A different mistake is over-identifying with one person's emotions so strongly that you lose fairness. Empathy is valuable, but if it causes you to excuse repeated harm, ignore facts, or neglect everyone else affected, it stops being ethical. Caring deeply is not the same as judging wisely.
You do not become more ethical by waiting for a big test. You build the skill through small habits. Start by paying attention to moments when your first reaction is annoyance, sarcasm, or dismissal. Those are often the best practice moments.
Try This: Before responding to a frustrating message, ask yourself three questions: "What facts do I know?" "What might I be missing?" and "Who else is affected by what I do next?" This takes less than a minute, but it can completely change your response.
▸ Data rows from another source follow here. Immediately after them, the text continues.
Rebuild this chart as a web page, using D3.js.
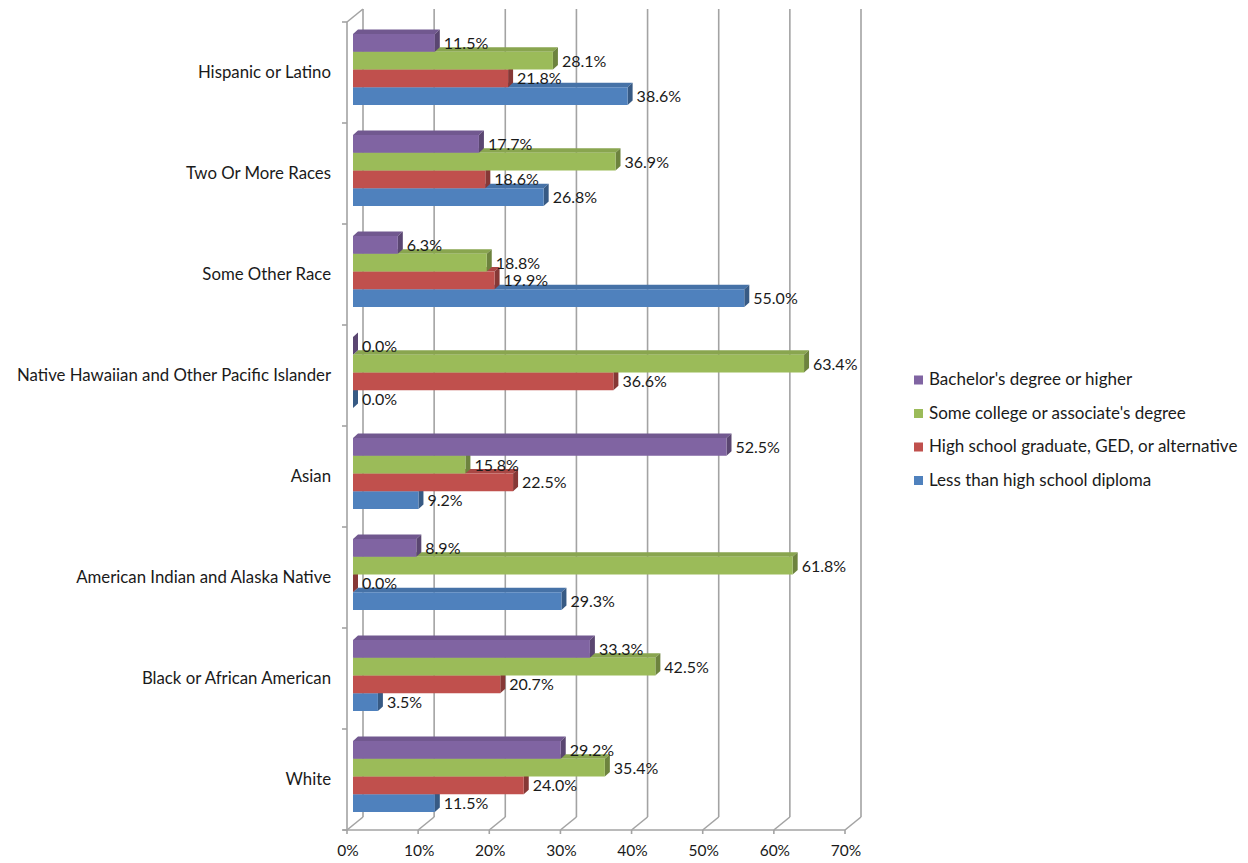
<!DOCTYPE html>
<html>
<head>
<meta charset="utf-8">
<script src="https://cdn.jsdelivr.net/npm/d3@7"></script>
<style>
  html, body { margin: 0; padding: 0; background: #fff; }
  svg { display: block; }
  text { font-family: Lato, "Open Sans", sans-serif; fill: #1a1a1a; }
</style>
</head>
<body>
<svg id="chart" width="1248" height="863"></svg>
<script>
// Educational attainment by race / ethnicity (percent of population)
const categories = [
  "Hispanic or Latino",
  "Two Or More Races",
  "Some Other Race",
  "Native Hawaiian and Other Pacific Islander",
  "Asian",
  "American Indian and Alaska Native",
  "Black or African American",
  "White"
];
const seriesNames = [
  "Bachelor's degree or higher",
  "Some college or associate's degree",
  "High school graduate, GED, or alternative",
  "Less than high school diploma"
];
const bachelor    = [11.5, 17.7, 6.3, 0.0, 52.5, 8.9, 33.3, 29.2];
const someCollege = [28.1, 36.9, 18.8, 63.4, 15.8, 61.8, 42.5, 35.4];
const highSchool  = [21.8, 18.6, 19.9, 36.6, 22.5, 0.0, 20.7, 24.0];
const lessThanHS  = [38.6, 26.8, 55.0, 0.0, 9.2, 29.3, 3.5, 11.5];
const tickValues  = [0, 10, 20, 30, 40, 50, 60, 70];
const colors = ["#8064A2", "#9BBB59", "#C0504D", "#4F81BD"];

const series = [bachelor, someCollege, highSchool, lessThanHS];

const svg = d3.select("#chart");

// Plot geometry (front plane of the floor / left wall)
const front = { left: 347, right: 845, top: 22, bottom: 830 };
const wallDepth = { dx: 16, dy: -13 };      // offset from front plane to back wall
const barShift = { dx: 6, dy: -3 };          // bars sit part way into the depth
const barDepth = { dx: 5, dy: -4.5 };        // thickness of each bar

const x = d3.scaleLinear().domain([0, 70]).range([front.left, front.right]);
const y = d3.scaleBand().domain(categories).range([front.top, front.bottom]);
const inner = d3.scaleBand().domain(d3.range(4)).range([0, 71]);

const grid = "#a3a3a3";
const labelSize = 16.8;

// Back wall gridlines
const g0 = svg.append("g");
g0.selectAll("line.grid")
  .data(tickValues)
  .join("line")
  .attr("x1", d => x(d) + wallDepth.dx).attr("x2", d => x(d) + wallDepth.dx)
  .attr("y1", front.top + wallDepth.dy).attr("y2", front.bottom + wallDepth.dy)
  .attr("stroke", grid).attr("stroke-width", 1.6);

// Floor diagonals
g0.selectAll("line.floor")
  .data(tickValues)
  .join("line")
  .attr("x1", d => x(d)).attr("y1", front.bottom)
  .attr("x2", d => x(d) + wallDepth.dx).attr("y2", front.bottom + wallDepth.dy)
  .attr("stroke", grid).attr("stroke-width", 1.6);

// Left wall top diagonal
g0.append("line")
  .attr("x1", front.left).attr("y1", front.top)
  .attr("x2", front.left + wallDepth.dx).attr("y2", front.top + wallDepth.dy)
  .attr("stroke", grid).attr("stroke-width", 1.6);

// Front axes
const axisG = svg.append("g");
axisG.append("line")
  .attr("x1", front.left).attr("x2", front.left)
  .attr("y1", front.top).attr("y2", front.bottom)
  .attr("stroke", grid).attr("stroke-width", 1.6);
axisG.append("line")
  .attr("x1", front.left - 4).attr("x2", front.right)
  .attr("y1", front.bottom).attr("y2", front.bottom)
  .attr("stroke", grid).attr("stroke-width", 1.6);

// Category ticks on vertical axis
const bounds = categories.map(c => y(c)).concat([front.bottom]);
axisG.selectAll("line.ytick")
  .data(bounds)
  .join("line")
  .attr("x1", front.left - 5).attr("x2", front.left)
  .attr("y1", d => d).attr("y2", d => d)
  .attr("stroke", grid).attr("stroke-width", 1.6);

// Value ticks on horizontal axis
axisG.selectAll("line.xtick")
  .data(tickValues)
  .join("line")
  .attr("x1", d => x(d)).attr("x2", d => x(d))
  .attr("y1", front.bottom).attr("y2", front.bottom + 4)
  .attr("stroke", grid).attr("stroke-width", 1.6);

axisG.selectAll("text.xlab")
  .data(tickValues)
  .join("text")
  .attr("x", d => x(d) + 1)
  .attr("y", front.bottom + 26)
  .attr("text-anchor", "middle")
  .attr("font-size", 15.5)
  .text(d => d + "%");

axisG.selectAll("text.ylab")
  .data(categories)
  .join("text")
  .attr("x", 331)
  .attr("y", d => y(d) + y.bandwidth() / 2 + 1)
  .attr("text-anchor", "end")
  .attr("dominant-baseline", "middle")
  .attr("font-size", labelSize)
  .text(d => d);

// 3D bars
const shade = (c, k) => d3.rgb(c).darker(k).formatHex();
const barsG = svg.append("g");
const labels = [];
categories.forEach((cat, ci) => {
  const groupTop = y(cat) + y.bandwidth() / 2 - 35.5 + barShift.dy;
  // draw bottom series first so upper bars cover the top faces beneath them
  for (let si = 3; si >= 0; si--) {
    const v = series[si][ci];
    const x0 = x(0) + barShift.dx;
    const x1 = x(v) + barShift.dx;
    const y0 = groupTop + inner(si);
    const h = inner.bandwidth();
    const c = colors[si];
    const g = barsG.append("g");
    // top face
    g.append("path")
      .attr("d", `M${x0},${y0} L${x0 + barDepth.dx},${y0 + barDepth.dy} L${x1 + barDepth.dx},${y0 + barDepth.dy} L${x1},${y0} Z`)
      .attr("fill", shade(c, 0.35));
    // right face
    g.append("path")
      .attr("d", `M${x1},${y0} L${x1 + barDepth.dx},${y0 + barDepth.dy} L${x1 + barDepth.dx},${y0 + h + barDepth.dy} L${x1},${y0 + h} Z`)
      .attr("fill", shade(c, 1.0));
    // front face
    g.append("rect")
      .attr("x", x0).attr("y", y0)
      .attr("width", Math.max(0, x1 - x0)).attr("height", h)
      .attr("fill", c);
    labels.push({ x: x1 + 9, y: y0 + h / 2 + 2, v });
  }
});

svg.append("g").selectAll("text")
  .data(labels)
  .join("text")
  .attr("x", d => d.x)
  .attr("y", d => d.y)
  .attr("dominant-baseline", "middle")
  .attr("font-size", 16)
  .text(d => d.v.toFixed(1) + "%");

// Legend
const legend = svg.append("g").attr("transform", "translate(914,380)");
const rows = legend.selectAll("g")
  .data(seriesNames)
  .join("g")
  .attr("transform", (d, i) => `translate(0,${i * 33.5})`);
rows.append("rect")
  .attr("x", 0).attr("y", -4.5).attr("width", 9).attr("height", 9)
  .attr("fill", (d, i) => colors[i]);
rows.append("text")
  .attr("x", 15).attr("y", 1)
  .attr("dominant-baseline", "middle")
  .attr("font-size", 17)
  .text(d => d);
</script>
</body>
</html>
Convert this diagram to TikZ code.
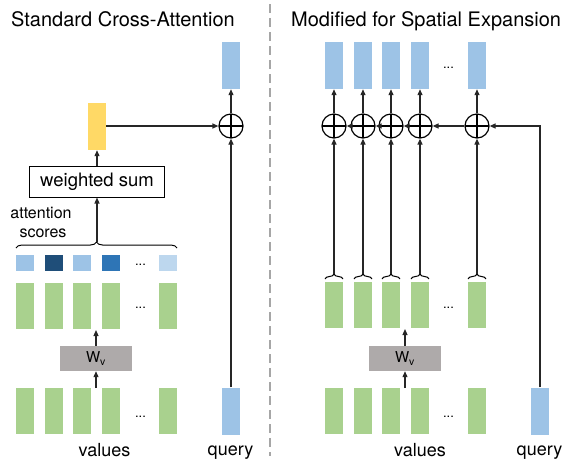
\documentclass[tikz,border=0pt]{standalone}
\usepackage{fontspec}
\setmainfont{TeX Gyre Heros}
\usetikzlibrary{arrows.meta,decorations.pathreplacing}
\definecolor{cgreen}{HTML}{A9D18E}
\definecolor{cblue}{HTML}{9DC3E6}
\definecolor{cyellow}{HTML}{FFD966}
\definecolor{cgray}{HTML}{AEAAAA}
\definecolor{scA}{HTML}{9DC3E6}
\definecolor{scB}{HTML}{1F4E79}
\definecolor{scC}{HTML}{2E75B6}
\definecolor{scD}{HTML}{BDD7EE}
\begin{document}
\begin{tikzpicture}[x=1pt,y=-1pt,
  gbar/.style={rectangle, inner sep=0pt, minimum width=18pt, minimum height=46pt, fill=cgreen},
  bbar/.style={rectangle, inner sep=0pt, minimum width=18pt, minimum height=47pt, fill=cblue},
  ybar/.style={rectangle, inner sep=0pt, minimum width=18pt, minimum height=47pt, fill=cyellow},
  score/.style={rectangle, inner sep=0pt, minimum width=18pt, minimum height=16pt},
  wbox/.style={rectangle, inner sep=0pt, minimum width=72pt, minimum height=25pt, fill=cgray, font={\fontsize{15}{18}\selectfont}},
  sumbox/.style={rectangle, draw, line width=1pt, inner sep=0pt, minimum width=135pt, minimum height=31pt, font={\fontsize{18.5}{22}\selectfont}},
  arr/.style={-{Triangle[length=6pt,width=5pt]}, line width=1.2pt, draw=black!85},
  plain/.style={line width=1.2pt, draw=black!85},
  pc/.style={circle, draw=black, line width=1.2pt, minimum size=24pt, inner sep=0pt,
    path picture={\draw[line width=1.2pt] (path picture bounding box.north) -- (path picture bounding box.south) (path picture bounding box.west) -- (path picture bounding box.east);}},
  bracestyle/.style={decorate, decoration={brace, amplitude=#1}, line width=1pt},
  titlefont/.style={font={\fontsize{20}{24}\selectfont}},
  lblfont/.style={font={\fontsize{18}{22}\selectfont}},
  dotsfont/.style={font={\fontsize{13}{15}\selectfont}},
  sep/.style={draw=black!35, line width=1.5pt, dash pattern=on 9pt off 5pt}
]
\useasboundingbox (0,0) rectangle (566,459);

% titles
\node[titlefont, anchor=base west, inner sep=0pt] (t1) at (11,26) {Standard Cross-Attention};
\node[titlefont, anchor=base west, inner sep=0pt] (t2) at (291,26) {Modified for Spatial Expansion};

% separator
\coordinate (septop) at (270,4);
\coordinate (sepbot) at (270,456);
\draw[sep] (septop) -- (sepbot);

% ---------------- left panel ----------------
\foreach \i/\x in {1/25,2/54,3/82,4/111,5/168} {
  \node[gbar] (lv\i) at (\x,411) {};
  \node[gbar] (lp\i) at (\x,306) {};
}
\foreach \i/\x/\c in {1/25/scA,2/54/scB,3/82/scA,4/111/scC,5/168/scD} {
  \node[score, fill=\c] (ls\i) at (\x,263) {};
}
\node[dotsfont, anchor=base] (ldv) at (140.5,417) {...};
\node[dotsfont, anchor=base] (ldp) at (140.5,308) {...};
\node[dotsfont, anchor=base] (lds) at (140.5,265) {...};

\node[wbox] (lw) at (96,358.5) {W\textsubscript{v}};
\coordinate (lvin) at (96,388);
\coordinate (lpin) at (96,330);
\draw[arr] (lvin) -- (lw);
\draw[arr] (lw) -- (lpin);

\draw[bracestyle=6pt] (16,248) -- (177,248);
\coordinate (lbt) at (97,242);
\node[sumbox] (ws) at (97,181.5) {weighted sum};
\draw[arr] (lbt) -- (ws);
\node[ybar] (yel) at (97,126.5) {};
\draw[arr] (ws) -- (yel);

\node[anchor=base, inner sep=0pt, font={\fontsize{16}{19}\selectfont}] (att1) at (41,218) {attention};
\node[anchor=base, inner sep=0pt, font={\fontsize{16}{19}\selectfont}] (att2) at (43,237) {scores};

\node[pc] (lc) at (231,126) {};
\draw[arr] (yel.east |- lc) -- (lc);
\node[bbar] (lq) at (231,411) {};
\node[bbar] (lo) at (231,65.5) {};
\draw[arr] (lq) -- (lc);
\draw[arr] (lc) -- (lo);

\node[lblfont, anchor=base, inner sep=0pt] (lvl) at (104.5,456) {values};
\node[lblfont, anchor=base, inner sep=0pt] (lql) at (230.5,455) {query};

% ---------------- right panel ----------------
\foreach \i/\x in {1/334,2/363,3/391,4/420,5/477} {
  \node[gbar] (rv\i) at (\x,411) {};
  \node[gbar] (rp\i) at (\x,305) {};
  \node[bbar] (ro\i) at (\x,65.5) {};
  \node[pc] (rc\i) at (\x,126) {};
  \draw[bracestyle=5pt] (\x-9,279) -- (\x+9,279);
  \coordinate (rbt\i) at (\x,274);
  \draw[arr] (rbt\i) -- (rc\i);
  \draw[arr] (rc\i) -- (ro\i);
}
\node[dotsfont, anchor=base] (rdv) at (448.5,417) {...};
\node[dotsfont, anchor=base] (rdp) at (448.5,308) {...};
\node[dotsfont, anchor=base] (rdo) at (448.5,68) {...};

\node[wbox] (rw) at (405,358.5) {W\textsubscript{v}};
\coordinate (rvin) at (405,388);
\coordinate (rpin) at (405,329);
\draw[arr] (rvin) -- (rw);
\draw[arr] (rw) -- (rpin);

\node[bbar] (rq) at (540,411) {};
\draw[arr] (rq) |- (rc5);
\draw[arr] (rc5) -- (rc4);
\draw[arr] (rc4) -- (rc3);
\draw[arr] (rc3) -- (rc2);
\draw[arr] (rc2) -- (rc1);

\node[lblfont, anchor=base, inner sep=0pt] (rvl) at (420,456) {values};
\node[lblfont, anchor=base, inner sep=0pt] (rql) at (539.5,455) {query};
\end{tikzpicture}
\end{document}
Try This: In one conversation this week, focus on listening for needs rather than just words. Is the person asking for flexibility, reassurance, clarity, respect, or space? Ethical action improves when you respond to the actual need instead of just the surface statement.
Try This: In a shared environment at home or in your neighborhood, notice one thing that makes life easier for others and do it without being asked. Refill something, clean a shared area, lower noise, or communicate early about a possible issue. Community awareness grows through repeated attention.
It also helps to develop simple scripts. You do not need perfect words. You need usable ones. Try: "I want to be fair, so let me understand this better." Or: "I can see this affected you. Let's talk about what repair looks like." Or: "That may work for some people, but who might be left out?"
"The real test of character is what you do when your choices affect people who may never know your name."
These habits matter because adulthood includes more unsupervised moments. No teacher is standing over your shoulder. Ethical action becomes part of your reputation, your relationships, and your own self-respect.
Boundary setting is part of ethical action too. You can care about someone's struggle and still say no to being manipulated, mistreated, or overburdened. Healthy empathy says, "I understand your difficulty," not "I must accept any behavior because you are having a hard time."
This matters in friendships, family, work, and community roles. If someone repeatedly breaks agreements, guilt-trips you, or expects you to solve problems they refuse to address, unlimited accommodation may actually support unhealthy patterns. Ethical action includes honesty, limits, and consequences.
A useful model is: acknowledge, clarify, act. Acknowledge the person's situation. Clarify what is still necessary or acceptable. Then act consistently. For example: "I understand you've been overwhelmed. We still need a clear plan for the rent by tonight." That response is more ethical than either cruelty or avoidance.
Strong empathy with weak boundaries can lead to burnout. Strong boundaries with no empathy can become harshness. Ethical maturity requires both.